Por aquellas fechas las producciones bajaban, el número de heridos aumentaba y
los enfermos de dos o tres días se multiplicaban. Pero ya se sabía, era la
feria”. Estas breves pinceladas del escritor gallego, que vivió muchos años en
Puertollano, reflejan la importancia que la Feria de Mayo tenía para este
pueblo. Eran otros tiempos. En los años cincuenta y sesenta todavía conservaba
la ciudad aquella pequeñita, pero coqueta, plaza de toros que desapareció
víctima de la especulación. Después de su demolición asistí a una corrida que
se celebraba en una plaza portátil, contemplando
aquella tarde el más chabacano de los espectáculo, un esperpento irrisorio de
la fiesta, algo carente de estética y grotesco: un paseíllo desordenado y sin
gracia, un caballista desaliñado y a lomos de un potrenco y, al final, una
excavadora arrastrando los cuerpos ya sin vida de los toros. ¿Qué había sido de
aquellos troncos de mulillas atalajadas? ¿Qué había sido de aquel caballista
garboso que recogía la llave de los toriles?

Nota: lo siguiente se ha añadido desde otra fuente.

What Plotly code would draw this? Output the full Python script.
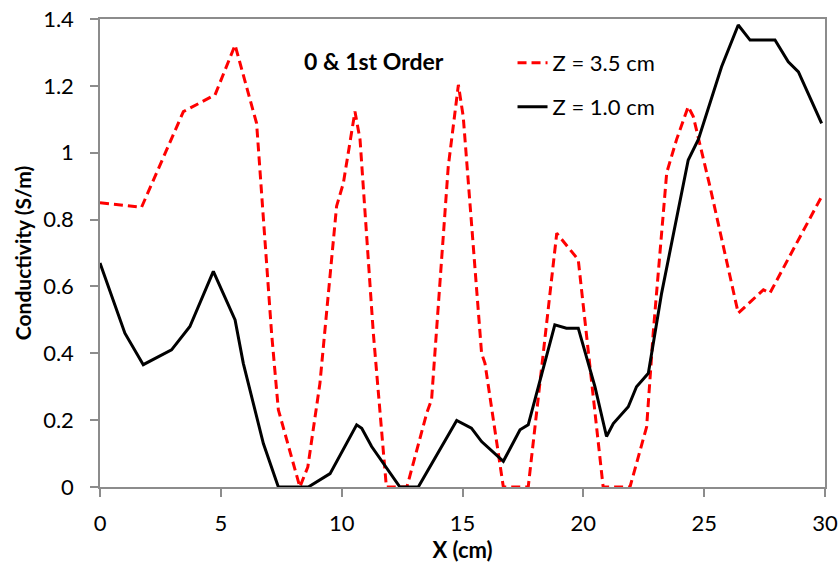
import plotly.graph_objects as go

# Z = 3.5 cm (red dashed)
x_red = [0, 1.72, 3.45, 4.76, 5.59, 6.34, 6.48, 7.1, 7.38, 8.27, 8.6, 9.1, 9.79, 10.07,
         10.55, 10.76, 11.31, 11.85, 12.7, 13.52, 13.72, 14.41, 14.83, 15.03, 15.79, 15.93,
         16.69, 17.72, 18.2, 18.9, 19.79, 20.82, 21.93, 22.62, 22.89, 23.45, 23.86, 24.34,
         24.55, 25.24, 26.41, 27.45, 27.72, 29.86]
y_red = [0.85, 0.837, 1.123, 1.173, 1.322, 1.128, 1.088, 0.46, 0.231, 0.0, 0.06, 0.31, 0.84, 0.909,
         1.123, 1.04, 0.46, 0.0, 0.0, 0.221, 0.261, 0.958, 1.203, 1.108, 0.40, 0.37,
         0.0, 0.0, 0.31, 0.759, 0.68, 0.0, 0.0, 0.18, 0.46, 0.94, 1.04, 1.138,
         1.108, 0.899, 0.52, 0.59, 0.58, 0.869]

# Z = 1.0 cm (black solid)
x_blk = [0, 1.03, 1.79, 2.96, 3.72, 4.2, 4.69, 5.59, 5.93, 6.76, 7.38, 8.62, 9.52, 10.62,
         10.83, 11.24, 12.41, 13.17, 14.76, 15.37, 15.79, 16.69, 17.38, 17.72, 18.34, 18.82,
         19.3, 19.79, 20.48, 20.96, 21.24, 21.86, 22.2, 22.69, 23.24, 24.34, 24.76, 25.72,
         26.41, 26.9, 27.93, 28.48, 28.9, 29.86]
y_blk = [0.67, 0.46, 0.366, 0.41, 0.48, 0.56, 0.645, 0.50, 0.37, 0.13, 0.0, 0.0, 0.04, 0.186,
         0.176, 0.121, 0.0, 0.0, 0.199, 0.176, 0.136, 0.077, 0.171, 0.186, 0.35, 0.485,
         0.475, 0.475, 0.30, 0.151, 0.19, 0.24, 0.30, 0.34, 0.58, 0.978, 1.04, 1.257,
         1.382, 1.337, 1.337, 1.272, 1.242, 1.088]

y_ticks = [0, 0.2, 0.4, 0.6, 0.8, 1.0, 1.2, 1.4]
y_tick_text = ["0", "0.2", "0.4", "0.6", "0.8", "1", "1.2", "1.4"]
x_ticks = [0, 5, 10, 15, 20, 25, 30]

FONT = "Lato, 'Open Sans', sans-serif"
AX = "#8c8c8c"

fig = go.Figure()
fig.add_trace(go.Scatter(x=x_red, y=y_red, mode="lines", name="Z = 3.5 cm",
                         line=dict(color="#ff0000", width=3, dash="9px,5px"),
                         legend="legend", showlegend=True))
fig.add_trace(go.Scatter(x=x_blk, y=y_blk, mode="lines", name="Z = 1.0 cm",
                         line=dict(color="#000000", width=3),
                         legend="legend2", showlegend=True))

legend_common = dict(font=dict(family=FONT, size=22, color="black"),
                     bgcolor="rgba(0,0,0,0)", xanchor="left", yanchor="middle",
                     itemwidth=30, visible=True)

fig.update_layout(
    width=840, height=563,
    margin=dict(l=100, r=15, t=19, b=76),
    paper_bgcolor="white", plot_bgcolor="white",
    showlegend=True,
    font=dict(family=FONT, size=22, color="black"),
    legend=dict(x=0.569, y=0.906, **legend_common),
    legend2=dict(x=0.569, y=0.812, **legend_common),
    xaxis=dict(range=[0, 30], tickvals=x_ticks, showgrid=False, zeroline=False,
               showline=True, linecolor=AX, linewidth=1.5, mirror=True,
               ticks="outside", ticklen=8, tickcolor=AX, tickwidth=1.5,
               ticklabelstandoff=8, automargin=False,
               tickfont=dict(family=FONT, size=22),
               title=dict(text="<b>X (cm)</b>", font=dict(family=FONT, size=22), standoff=4)),
    yaxis=dict(range=[0, 1.4], tickvals=y_ticks, ticktext=y_tick_text, showgrid=False,
               zeroline=False, showline=True, linecolor=AX, linewidth=1.5, mirror=True,
               ticks="outside", ticklen=8, tickcolor=AX, tickwidth=1.5,
               ticklabelstandoff=12, automargin=False,
               tickfont=dict(family=FONT, size=22),
               title=dict(text="<b>Conductivity (S/m)</b>", font=dict(family=FONT, size=21),
                          standoff=6)),
    annotations=[dict(text="<b>0 &amp; 1st Order</b>", x=0.378, y=0.910, xref="paper", yref="paper",
                      showarrow=False, font=dict(family=FONT, size=23, color="black"),
                      xanchor="center", yanchor="middle")],
)

fig.write_html("out.html")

A la demolición de la plaza de
toros le siguió años más tarde la del Gran Teatro…Todo contribuía para que
Puertollano no pudiera luchar contra las tempestades o barbaridades urbanísticas
que se llevaron a cabo en la ciudad.
Hoy perdurará la ilusión de los
pequeños ante el tiovivo o el regocijo
de un viaje en el trenillo de la muerte,
ya con otro nombre; y continuará surgiendo el mismo deseo en los niños ante el estaribel lleno de chucherías.
La noria de la feria seguirá dando vueltas, unos bajándose, otros subiendo… Los
que fueron niños en los cincuenta y en los sesenta recordarán sus “ferias de mayo”, ya lejanas en el tiempo, con
reminiscencias de payasos que los hacían
reír y pasodobles de la banda municipal de música que en su trayecto hacia la
plaza de toros, dirigida por Don Emilio (Lozano de Sesma), animaba con sus notas a algún que otro
indeciso para salir corriendo a la taquilla y sacar la entrada antes de que
comenzara la corrida, “con el permiso de la autoridad competente y si el tiempo
no lo impide”, a las cinco en punto de la tarde.